If you listen to the food scolds at the Center for Science in the Public Interest (CSPI), adding some salt to your food is essentially mainlining cocaine. Michael Jacobson, the group’s president, has called salt the “deadly white powder you already snort” and has long campaigned against it (as has NYC Mayor Bloomberg). Food scolds demanded that the national health authorities reduce the sodium allowance (salt is, of course, sodium chloride) by one-third, and a committee of the never-unhappy-to-scold Institute of Medicine (the authors of the “Social Engineer’s Manifesto” from last year) investigated if that would be a good idea.
Given the source, it’s remarkable that the IOM team acknowledged that redoubling the anti-salt crusade wouldn’t help. Instead, the team found based on new, more rigorous evidence that people should aim for the 2,300 milligrams of sodium per day currently recommended by the Dietary Guidelines for Americans for people not at risk. The team members noted that there simply isn’t any evidence that on a population level making everybody eat less than that amount of sodium actually helps anyone be healthier.
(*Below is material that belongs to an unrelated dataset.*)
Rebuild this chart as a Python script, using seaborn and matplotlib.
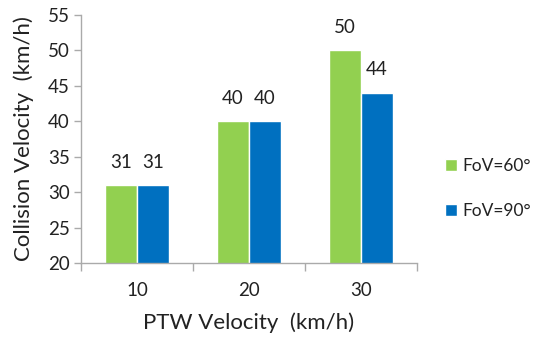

The New York Times quotes a University of Pennsylvania professor who says, “As you go below the 2,300 mark, there is an absence of data in terms of benefit and there begin to be suggestions in subgroup populations about potential harms.” So, not only are excessive reductions in salt not helpful for the population, they might hurt some people.
So much for a cocaine-like “deadly white powder.” The lesson on salt, like so many other food issues, is moderation, not prohibition, is key.